The second edition of The Law Of Self-Defense: The Indispensable Guide for the Armed Citizen by attorney Andrew F. Branca is an excellent book for anyone who is prepared to defend themselves. I agree with the author 100% when he says that besides taking steps to protect yourself and your family, you need to know how to survive the critical fight that looms after any defensive encounter: the legal battle. This book will help you prepare for just that, the legalities involved if you must defend yourself.
Unfortunately, there are many misconceptions when it comes to the legal aspects of self-defense. I saw this first hand when I was prosecuting and defendants would claim self-defense and then be found guilty because they didn’t meet the legal elements for a justified use of force, or self-defense, claim.
In this book, Branca exposes the myths regarding self-defense and provides the law and how courts have applied it. Armed with this knowledge, along with your self-defense training and weapons, you will be able to make effective decisions regarding your and your loved one’s safety. You must be able to deal with situations both tactically and legally.
The first chapter provides a short overview of criminal law and what to expect if you find yourself in the quagmire of our justice system. Branca covers things such as standards of proof, burdens of proof, and crimes that can be charged among other things. The next five chapters are devoted to five important principles that will be looked at with a self-defense claim. These are: Innocence, Imminence, Proportionality, Avoidance, and Reasonableness. It would behoove everyone to have a general understanding of these before they ever need to.
The next chapter covers the law as it applies to the defense of others, and then there is a chapter on the legal defense of property. The ninth chapter deals with issues after the fact, such as consciousness of guilt, consciousness of innocence, and your attacker’s reputation. The final chapter focuses on crafting a legally sound strategy by keeping out of trouble, minimizing your legal exposure, and making sound decisions under stress among other topics.

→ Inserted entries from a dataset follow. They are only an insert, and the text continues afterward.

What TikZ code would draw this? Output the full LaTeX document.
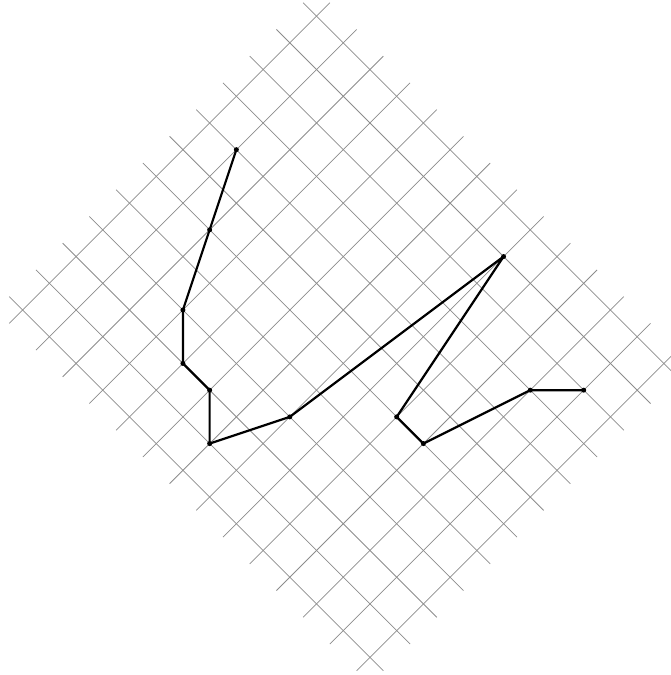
\documentclass[tikz,border=0pt]{standalone}
\begin{document}
\begin{tikzpicture}[x=1pt,y=-1pt,
  gridline/.style={draw=black!45, line width=0.75pt},
  route/.style={draw=black, line width=2.2pt, line join=round},
  vdot/.style={circle, fill=black, inner sep=0pt, minimum size=5pt}]
\useasboundingbox (0,0) rectangle (671,675);
\begin{scope}[shift={(22.6,310)}, x={(26.72pt,0pt)}, y={(0pt,-26.72pt)}]
  \foreach \i in {0,...,11}
    \draw[gridline] ({\i-0.5},{-\i-0.5}) -- ({\i+13.5},{-\i+13.5});
  \foreach \j in {0,...,13}
    \draw[gridline] ({\j-0.5},{\j+0.5}) -- ({\j+11.5},{\j-11.5});
  \node[vdot] (p1) at (8,-6) {};
  \node[vdot] (p2) at (7,-3) {};
  \node[vdot] (p3) at (6,0) {};
  \node[vdot] (p4) at (6,2) {};
  \node[vdot] (p5) at (7,3) {};
  \node[vdot] (p6) at (7,5) {};
  \node[vdot] (p7) at (10,4) {};
  \node[vdot] (p8) at (18,-2) {};
  \node[vdot] (p9) at (14,4) {};
  \node[vdot] (p10) at (15,5) {};
  \node[vdot] (p11) at (19,3) {};
  \node[vdot] (p12) at (21,3) {};
  \draw[route] (p1.center) -- (p2.center) -- (p3.center) -- (p4.center) -- (p5.center) -- (p6.center) -- (p7.center) -- (p8.center) -- (p9.center) -- (p10.center) -- (p11.center) -- (p12.center);
\end{scope}
\end{tikzpicture}
\end{document}
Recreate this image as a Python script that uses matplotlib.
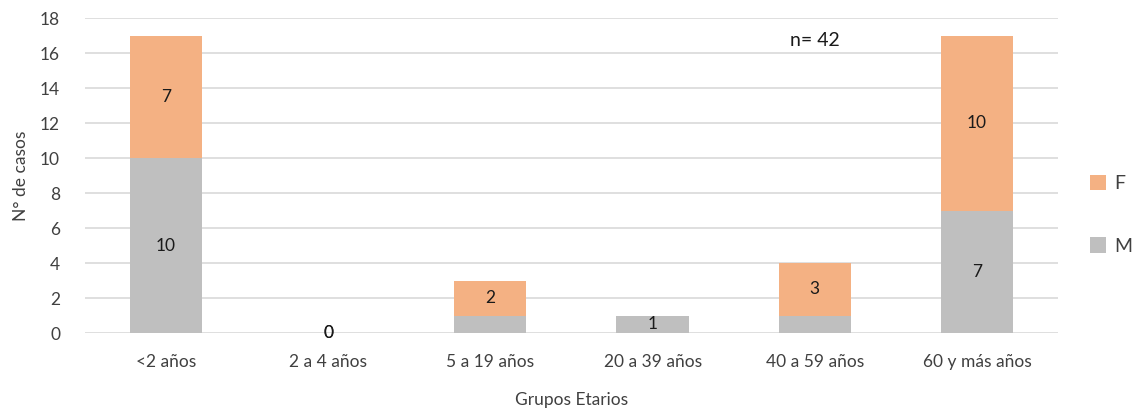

Everything in the book is accompanied by case law to illustrate how courts in various jurisdictions have applied different laws related to self-defense. Many of the laws are categorized by state, so you can look up your jurisdiction’s statutes. Obviously these can change, so the author provides resources where you can go on-line to find the most up to date research on statutes and case law.
I think anyone studying armed or unarmed self-defense should also study the law of self-defense. And if you instruct in this area, it is a must. Andrew Branca has written a valuable resource that covers a critical element of defending oneself: the law. Highly recommended, especially to self-defense and defensive shooting instructors.